• _Problem requirements_
Please, without the pictures, retype exactly the lines from the start of the material through the line that holds "from matplotlib.ticker import".

• _Data provided_
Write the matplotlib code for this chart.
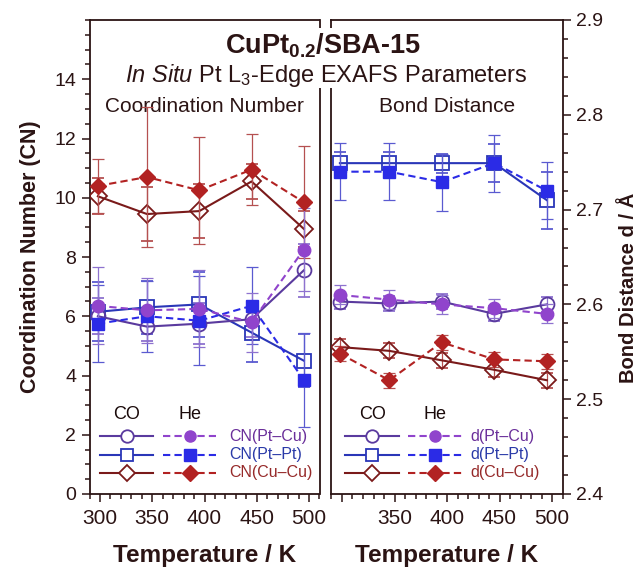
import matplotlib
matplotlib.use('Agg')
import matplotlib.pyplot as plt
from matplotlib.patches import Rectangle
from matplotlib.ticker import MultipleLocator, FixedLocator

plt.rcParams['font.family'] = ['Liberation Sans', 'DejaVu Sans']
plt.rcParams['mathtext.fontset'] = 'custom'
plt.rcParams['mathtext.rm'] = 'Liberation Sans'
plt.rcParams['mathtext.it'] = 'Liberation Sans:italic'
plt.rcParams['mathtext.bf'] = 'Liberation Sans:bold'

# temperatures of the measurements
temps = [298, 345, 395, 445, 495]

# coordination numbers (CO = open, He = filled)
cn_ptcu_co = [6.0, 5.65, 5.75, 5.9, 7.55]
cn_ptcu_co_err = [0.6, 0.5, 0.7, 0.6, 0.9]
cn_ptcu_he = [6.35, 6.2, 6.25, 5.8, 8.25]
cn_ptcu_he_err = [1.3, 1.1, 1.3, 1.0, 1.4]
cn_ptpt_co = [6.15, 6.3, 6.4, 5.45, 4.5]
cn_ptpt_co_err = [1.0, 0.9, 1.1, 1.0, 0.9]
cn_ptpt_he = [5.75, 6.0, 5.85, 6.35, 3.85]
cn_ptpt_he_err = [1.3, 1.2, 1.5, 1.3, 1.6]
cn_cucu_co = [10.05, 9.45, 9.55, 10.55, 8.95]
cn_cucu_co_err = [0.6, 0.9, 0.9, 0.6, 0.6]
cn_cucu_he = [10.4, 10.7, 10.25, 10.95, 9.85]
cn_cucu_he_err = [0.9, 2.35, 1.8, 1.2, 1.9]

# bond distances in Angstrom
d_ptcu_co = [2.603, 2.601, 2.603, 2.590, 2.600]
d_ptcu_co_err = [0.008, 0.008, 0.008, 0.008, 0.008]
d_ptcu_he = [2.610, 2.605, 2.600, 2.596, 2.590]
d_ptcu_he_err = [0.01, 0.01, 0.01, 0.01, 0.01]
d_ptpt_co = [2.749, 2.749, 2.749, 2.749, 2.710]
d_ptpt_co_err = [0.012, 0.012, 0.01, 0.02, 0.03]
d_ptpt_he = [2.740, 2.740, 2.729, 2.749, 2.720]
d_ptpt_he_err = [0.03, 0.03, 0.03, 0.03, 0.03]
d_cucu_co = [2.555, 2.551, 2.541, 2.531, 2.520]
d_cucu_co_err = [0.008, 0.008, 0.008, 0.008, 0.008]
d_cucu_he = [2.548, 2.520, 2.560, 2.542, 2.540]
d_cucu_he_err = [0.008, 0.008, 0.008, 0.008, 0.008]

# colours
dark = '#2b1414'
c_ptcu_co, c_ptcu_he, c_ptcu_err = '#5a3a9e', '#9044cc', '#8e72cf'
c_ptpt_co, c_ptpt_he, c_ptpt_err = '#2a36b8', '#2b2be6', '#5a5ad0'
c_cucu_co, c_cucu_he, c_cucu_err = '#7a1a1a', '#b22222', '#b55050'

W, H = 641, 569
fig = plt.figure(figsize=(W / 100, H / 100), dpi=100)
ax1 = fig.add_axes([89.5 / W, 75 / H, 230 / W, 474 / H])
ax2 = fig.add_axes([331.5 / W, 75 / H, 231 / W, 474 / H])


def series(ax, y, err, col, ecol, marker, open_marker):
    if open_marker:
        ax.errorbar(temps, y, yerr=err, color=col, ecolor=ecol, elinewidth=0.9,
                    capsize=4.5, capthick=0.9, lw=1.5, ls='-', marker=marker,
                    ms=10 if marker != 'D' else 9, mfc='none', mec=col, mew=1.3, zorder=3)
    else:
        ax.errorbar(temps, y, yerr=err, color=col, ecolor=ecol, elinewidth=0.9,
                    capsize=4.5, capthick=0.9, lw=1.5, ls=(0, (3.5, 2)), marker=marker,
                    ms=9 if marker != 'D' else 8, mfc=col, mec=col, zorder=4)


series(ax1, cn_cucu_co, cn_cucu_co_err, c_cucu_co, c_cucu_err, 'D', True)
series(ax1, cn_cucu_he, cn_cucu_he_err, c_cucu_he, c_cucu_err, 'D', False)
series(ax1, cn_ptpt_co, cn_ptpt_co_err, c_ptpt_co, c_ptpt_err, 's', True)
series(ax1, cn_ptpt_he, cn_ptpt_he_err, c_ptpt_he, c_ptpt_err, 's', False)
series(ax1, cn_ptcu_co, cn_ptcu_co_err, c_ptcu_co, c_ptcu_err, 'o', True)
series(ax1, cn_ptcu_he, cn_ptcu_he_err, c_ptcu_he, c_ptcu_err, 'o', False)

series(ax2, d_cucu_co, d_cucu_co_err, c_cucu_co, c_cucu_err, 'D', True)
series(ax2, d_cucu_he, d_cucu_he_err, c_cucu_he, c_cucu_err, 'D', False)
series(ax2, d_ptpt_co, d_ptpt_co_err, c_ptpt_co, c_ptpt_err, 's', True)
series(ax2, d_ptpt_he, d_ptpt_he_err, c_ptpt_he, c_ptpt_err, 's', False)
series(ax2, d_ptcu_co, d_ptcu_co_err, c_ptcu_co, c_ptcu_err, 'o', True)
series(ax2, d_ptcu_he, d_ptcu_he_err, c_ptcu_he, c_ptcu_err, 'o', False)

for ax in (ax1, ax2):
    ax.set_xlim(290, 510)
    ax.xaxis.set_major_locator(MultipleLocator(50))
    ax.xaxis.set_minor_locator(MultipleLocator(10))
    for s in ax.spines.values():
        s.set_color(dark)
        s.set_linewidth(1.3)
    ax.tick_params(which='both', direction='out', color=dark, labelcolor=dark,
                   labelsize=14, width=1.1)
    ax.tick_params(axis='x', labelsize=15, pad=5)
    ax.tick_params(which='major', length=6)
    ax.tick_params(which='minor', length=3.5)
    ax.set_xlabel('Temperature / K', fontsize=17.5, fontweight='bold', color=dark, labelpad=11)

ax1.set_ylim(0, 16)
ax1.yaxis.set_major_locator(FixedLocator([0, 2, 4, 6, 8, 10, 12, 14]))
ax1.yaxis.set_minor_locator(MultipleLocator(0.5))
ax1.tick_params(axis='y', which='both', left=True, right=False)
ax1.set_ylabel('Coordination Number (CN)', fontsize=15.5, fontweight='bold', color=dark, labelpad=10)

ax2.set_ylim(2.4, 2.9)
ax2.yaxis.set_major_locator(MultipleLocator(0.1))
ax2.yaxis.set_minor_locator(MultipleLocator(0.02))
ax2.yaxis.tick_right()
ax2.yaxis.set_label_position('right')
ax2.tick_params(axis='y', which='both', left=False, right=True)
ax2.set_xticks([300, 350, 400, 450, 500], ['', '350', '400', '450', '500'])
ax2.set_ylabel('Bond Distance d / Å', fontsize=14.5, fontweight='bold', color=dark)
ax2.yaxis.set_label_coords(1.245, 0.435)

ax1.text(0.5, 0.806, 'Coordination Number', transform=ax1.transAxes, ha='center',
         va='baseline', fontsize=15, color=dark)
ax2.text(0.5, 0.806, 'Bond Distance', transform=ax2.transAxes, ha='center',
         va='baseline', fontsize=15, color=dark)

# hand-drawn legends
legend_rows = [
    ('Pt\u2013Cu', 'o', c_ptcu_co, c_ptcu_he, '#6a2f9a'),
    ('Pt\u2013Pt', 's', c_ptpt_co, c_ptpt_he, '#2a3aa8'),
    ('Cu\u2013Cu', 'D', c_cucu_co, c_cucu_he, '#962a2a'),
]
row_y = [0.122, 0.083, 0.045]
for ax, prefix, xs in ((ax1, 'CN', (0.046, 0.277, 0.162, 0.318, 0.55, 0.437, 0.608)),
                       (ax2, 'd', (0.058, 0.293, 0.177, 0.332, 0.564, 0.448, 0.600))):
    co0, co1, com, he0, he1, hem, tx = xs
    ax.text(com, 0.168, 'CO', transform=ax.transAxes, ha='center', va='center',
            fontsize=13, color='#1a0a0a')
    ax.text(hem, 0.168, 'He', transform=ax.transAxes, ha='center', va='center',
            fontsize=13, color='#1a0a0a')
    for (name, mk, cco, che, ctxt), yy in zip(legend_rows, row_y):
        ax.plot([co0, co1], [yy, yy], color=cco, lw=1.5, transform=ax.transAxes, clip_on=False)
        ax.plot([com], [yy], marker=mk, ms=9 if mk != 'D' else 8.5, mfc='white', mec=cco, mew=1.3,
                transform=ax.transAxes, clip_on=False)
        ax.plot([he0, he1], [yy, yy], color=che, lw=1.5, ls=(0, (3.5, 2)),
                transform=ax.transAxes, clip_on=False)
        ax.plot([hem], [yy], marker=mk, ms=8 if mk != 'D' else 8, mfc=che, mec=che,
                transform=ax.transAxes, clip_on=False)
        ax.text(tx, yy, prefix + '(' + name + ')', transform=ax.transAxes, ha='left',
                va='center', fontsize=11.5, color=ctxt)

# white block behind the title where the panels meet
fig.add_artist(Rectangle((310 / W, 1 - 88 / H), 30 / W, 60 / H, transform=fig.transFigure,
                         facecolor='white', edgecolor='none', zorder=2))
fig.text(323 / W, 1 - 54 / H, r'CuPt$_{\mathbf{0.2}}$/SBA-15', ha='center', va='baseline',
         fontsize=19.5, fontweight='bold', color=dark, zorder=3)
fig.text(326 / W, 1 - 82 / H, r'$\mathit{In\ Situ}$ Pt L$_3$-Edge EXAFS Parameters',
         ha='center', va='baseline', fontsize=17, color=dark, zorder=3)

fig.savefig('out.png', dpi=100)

• _Exercise result_
Write the matplotlib code for this chart.
import matplotlib
matplotlib.use('Agg')
import matplotlib.pyplot as plt
from matplotlib.patches import Rectangle
from matplotlib.ticker import MultipleLocator, FixedLocator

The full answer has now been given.